From the listing, collect all lines containing the word "that".

· · ·

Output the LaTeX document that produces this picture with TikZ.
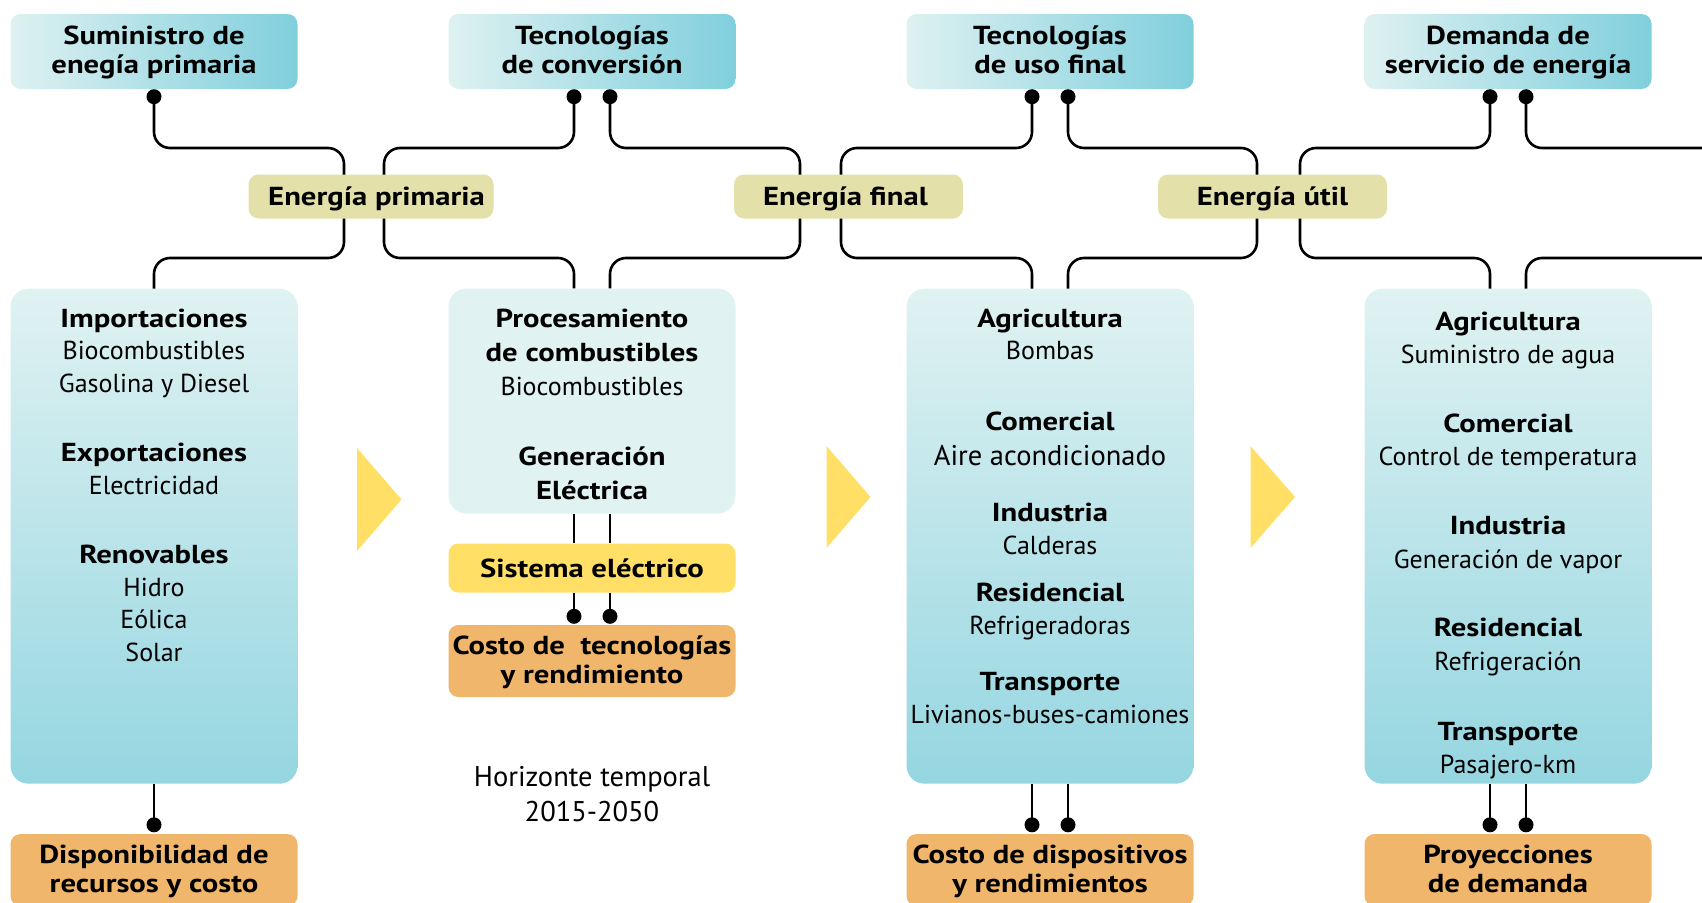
\documentclass[tikz,border=0pt]{standalone}
\usepackage{fontspec}
\setmainfont{PT Sans}[BoldFeatures={FakeStretch=1.18}]
\usetikzlibrary{calc, positioning}
\definecolor{topL}{HTML}{DEF1F1}
\definecolor{topR}{HTML}{80CFDD}
\definecolor{boxT}{HTML}{E0F2F2}
\definecolor{boxB}{HTML}{95D6E1}
\definecolor{olive}{HTML}{E3E1A9}
\definecolor{sunny}{HTML}{FFDF66}
\definecolor{peach}{HTML}{F0B66B}
\newcommand{\capstrut}{\rule[-6pt]{0pt}{27pt}}

\tikzset{
  stage/.style={rounded corners=10pt, minimum width=287pt, minimum height=75pt, left color=topL, right color=topR,
    align=center, inner sep=0pt, font=\bfseries\fontsize{26}{29}\selectfont},
  panel/.style={rounded corners=18pt, minimum width=287pt, inner sep=0pt},
  flow/.style={rounded corners=10pt, fill=olive, minimum width=229pt, minimum height=44pt, inner sep=0pt,
    text height=19pt, text depth=1pt, font=\bfseries\fontsize{26}{29}\selectfont},
  cost/.style={rounded corners=10pt, fill=peach, minimum width=287pt, minimum height=72pt, align=center,
    inner sep=0pt, font=\bfseries\fontsize{26}{29}\selectfont},
  head/.style={inner sep=0pt, text height=19pt, text depth=1pt, font=\bfseries\fontsize{26}{29}\selectfont},
  item/.style={inner sep=0pt, text height=19pt, text depth=1pt, font=\fontsize{26}{29}\selectfont},
  bigitem/.style={item, font=\fontsize{28.5}{32}\selectfont},
  wire/.style={line width=2.6pt, rounded corners=16pt},
  pin/.style={radius=7.5}
}

\begin{document}
\begin{tikzpicture}[x=1pt, y=-1pt]
  \useasboundingbox (0,0) rectangle (1702,902);
  \clip (0,0) rectangle (1702,902);

  % Stages on top
  \node[stage] (sup) at (154,51.5) {\capstrut Suministro de\\\capstrut enegía primaria};
  \node[stage] (conv) at (592,51.5) {\capstrut Tecnologías\\\capstrut de conversión};
  \node[stage] (use) at (1050,51.5) {\capstrut Tecnologías\\\capstrut de uso final};
  \node[stage] (dem) at (1508,51.5) {\capstrut Demanda de\\\capstrut servicio de energía};

  % Panels
  \node[panel, minimum height=495pt, top color=boxT, middle color=boxT!92!boxB, bottom color=boxB] (prim) at (154,536.2) {};
  \node[panel, minimum height=225pt, fill=boxT] (proc) at (592,401) {};
  \node[panel, minimum height=495pt, top color=boxT, middle color=boxT!92!boxB, bottom color=boxB] (fin) at (1050,536.2) {};
  \node[panel, minimum height=495pt, top color=boxT, middle color=boxT!92!boxB, bottom color=boxB] (serv) at (1508,536.2) {};

  % Pins under the stages
  \coordinate (sup-p) at ($(sup.south)+(0,7.5)$);
  \coordinate (conv-p1) at ($(conv.south)+(-18,7.5)$);
  \coordinate (conv-p2) at ($(conv.south)+(18,7.5)$);
  \coordinate (use-p1) at ($(use.south)+(-18,7.5)$);
  \coordinate (use-p2) at ($(use.south)+(18,7.5)$);
  \coordinate (dem-p1) at ($(dem.south)+(-18,7.5)$);
  \coordinate (dem-p2) at ($(dem.south)+(18,7.5)$);
  \coordinate (east-up) at (1710,148);
  \coordinate (east-lo) at (1710,258);

  % Wires
  \draw[wire] (sup-p) |- (344,148) -- (344,258) -| (prim.north);
  \draw[wire] (conv-p1) |- (384,148) -- (384,258) -| ([xshift=-18pt]proc.north);
  \draw[wire] (conv-p2) |- (800,148) -- (800,258) -| ([xshift=18pt]proc.north);
  \draw[wire] (use-p1) |- (841,148) -- (841,258) -| ([xshift=-18pt]fin.north);
  \draw[wire] (use-p2) |- (1257,148) -- (1257,258) -| ([xshift=18pt]fin.north);
  \draw[wire] (dem-p1) |- (1300,148) -- (1300,258) -| ([xshift=-18pt]serv.north);
  \draw[wire] (dem-p2) |- (east-up);
  \draw[wire] ([xshift=18pt]serv.north) |- (east-lo);
  \foreach \p in {sup-p, conv-p1, conv-p2, use-p1, use-p2, dem-p1, dem-p2}
    \fill (\p) circle[pin];

  % Energy labels
  \node[flow, minimum width=245pt] (ep) at (371,196.5) {\hspace*{11pt}Energía primaria};
  \node[flow] (ef) at (848.5,196.5) {Energía final\hspace*{6pt}};
  \node[flow] (eu) at (1272.5,196.5) {Energía útil};

  % Arrows between panels
  \fill[sunny] (357,448) -- (401.5,499.5) -- (357,551) -- cycle;
  \fill[sunny] (826.5,446) -- (870.5,497) -- (826.5,548) -- cycle;
  \fill[sunny] (1250.5,446) -- (1295,497) -- (1250.5,548) -- cycle;

  % Electric system
  \node[cost, fill=sunny, minimum height=49pt, text height=19pt, text depth=1pt] (elec) at (592,568) {Sistema eléctrico};
  \node[cost] (tcost) at (592,661) {\capstrut Costo de\ \ tecnologías\\\capstrut y rendimiento};
  \coordinate (tcost-p1) at ($(tcost.north)+(-18,-8.5)$);
  \coordinate (tcost-p2) at ($(tcost.north)+(18,-8.5)$);
  \draw[line width=2.6pt] ([xshift=-18pt]proc.south) -- ([xshift=-18pt]elec.north);
  \draw[line width=2.6pt] ([xshift=18pt]proc.south) -- ([xshift=18pt]elec.north);
  \draw[line width=2.6pt] ([xshift=-18pt]elec.south) -- (tcost-p1);
  \draw[line width=2.6pt] ([xshift=18pt]elec.south) -- (tcost-p2);
  \fill (tcost-p1) circle[pin];
  \fill (tcost-p2) circle[pin];

  % Cost boxes at the bottom
  \node[cost] (res) at (154,870) {\capstrut Disponibilidad de\\\capstrut recursos y costo};
  \node[cost] (dev) at (1050,870) {\capstrut Costo de dispositivos\\\capstrut y rendimientos};
  \node[cost] (proj) at (1508,870) {\capstrut Proyecciones\\\capstrut de demanda};
  \coordinate (res-p) at ($(res.north)+(0,-9)$);
  \coordinate (dev-p1) at ($(dev.north)+(-18,-9)$);
  \coordinate (dev-p2) at ($(dev.north)+(18,-9)$);
  \coordinate (proj-p1) at ($(proj.north)+(-18,-9)$);
  \coordinate (proj-p2) at ($(proj.north)+(18,-9)$);
  \draw[line width=2.6pt] (prim.south) -- (res-p);
  \draw[line width=2.6pt] ([xshift=-18pt]fin.south) -- (dev-p1);
  \draw[line width=2.6pt] ([xshift=18pt]fin.south) -- (dev-p2);
  \draw[line width=2.6pt] ([xshift=-18pt]serv.south) -- (proj-p1);
  \draw[line width=2.6pt] ([xshift=18pt]serv.south) -- (proj-p2);
  \foreach \p in {res-p, dev-p1, dev-p2, proj-p1, proj-p2}
    \fill (\p) circle[pin];

  % Primary energy panel
  \node[head] (imp) at (154,318) {Importaciones};
  \node[item] (imp-a) at (154,350.5) {Biocombustibles};
  \node[item] (imp-b) at (154,383) {Gasolina y Diesel};
  \node[head] (exp) at (154,452.5) {Exportaciones};
  \node[item] (exp-a) at (154,485) {Electricidad};
  \node[head] (ren) at (154,554.5) {Renovables};
  \node[item] (ren-a) at (154,587) {Hidro};
  \node[item] (ren-b) at (154,619.5) {Eólica};
  \node[item] (ren-c) at (154,652) {Solar};

  % Conversion panel
  \node[head] (pc) at (592,318) {Procesamiento};
  \node[head] (pc-b) at (592,352.5) {de combustibles};
  \node[item] (pc-a) at (592,386.5) {Biocombustibles};
  \node[head] (gen) at (592,456) {Generación};
  \node[head] (gen-b) at (592,490.5) {Eléctrica};

  % Final use panel
  \node[head] (agr) at (1050,318) {Agricultura};
  \node[item] (agr-a) at (1050,350.5) {Bombas};
  \node[head] (com) at (1050,421) {Comercial};
  \node[bigitem] (com-a) at (1050,456) {Aire acondicionado};
  \node[head] (ind) at (1050,512.5) {Industria};
  \node[item] (ind-a) at (1050,545) {Calderas};
  \node[head] (resi) at (1050,592.5) {Residencial};
  \node[item] (resi-a) at (1050,625) {Refrigeradoras};
  \node[head] (tra) at (1050,681.5) {Transporte};
  \node[item] (tra-a) at (1050,714.5) {Livianos-buses-camiones};

  % Service demand panel
  \node[head] (agr2) at (1508,321.5) {Agricultura};
  \node[item] (agr2-a) at (1508,354) {Suministro de agua};
  \node[head] (com2) at (1508,423.5) {Comercial};
  \node[item] (com2-a) at (1508,456) {Control de temperatura};
  \node[head] (ind2) at (1508,525.5) {Industria};
  \node[item] (ind2-a) at (1508,559) {Generación de vapor};
  \node[head] (resi2) at (1508,627.5) {Residencial};
  \node[item] (resi2-a) at (1508,661) {Refrigeración};
  \node[head] (tra2) at (1508,731) {Transporte};
  \node[item] (tra2-a) at (1508,764) {Pasajero-km};

  % Time horizon
  \node[bigitem] (hor) at (592,777) {Horizonte temporal};
  \node[bigitem] (hor-b) at (592,812) {2015-2050};
\end{tikzpicture}
\end{document}
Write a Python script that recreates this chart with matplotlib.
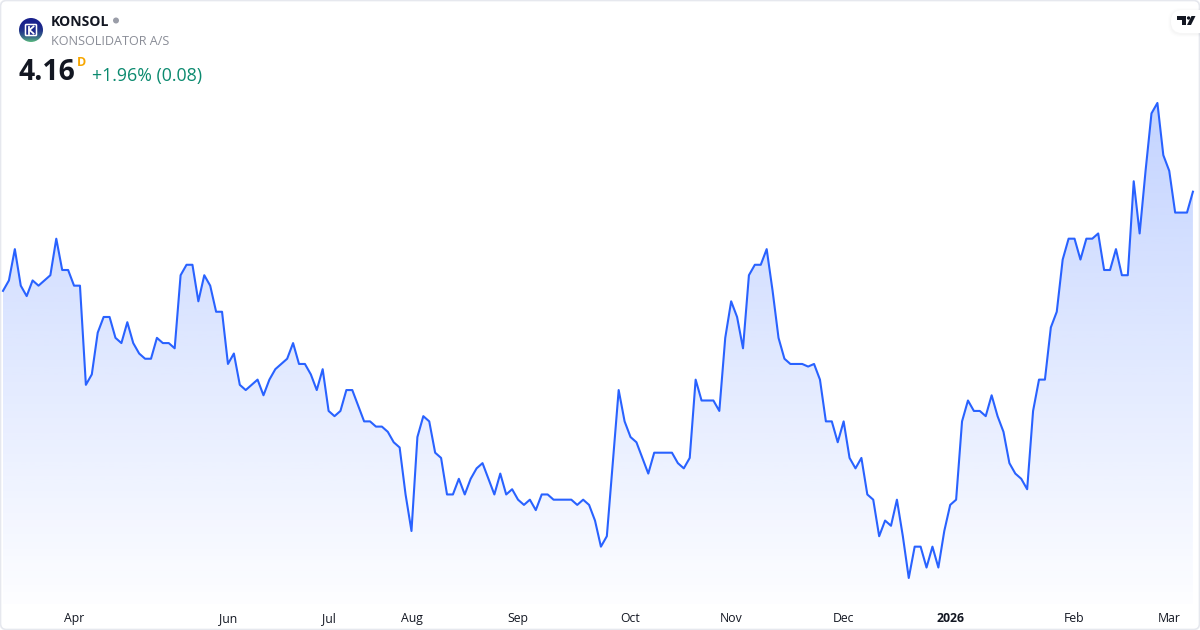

· · ·

◆ Response ◆
Output the LaTeX document that produces this picture with TikZ.
Write a Python script that recreates this chart with matplotlib.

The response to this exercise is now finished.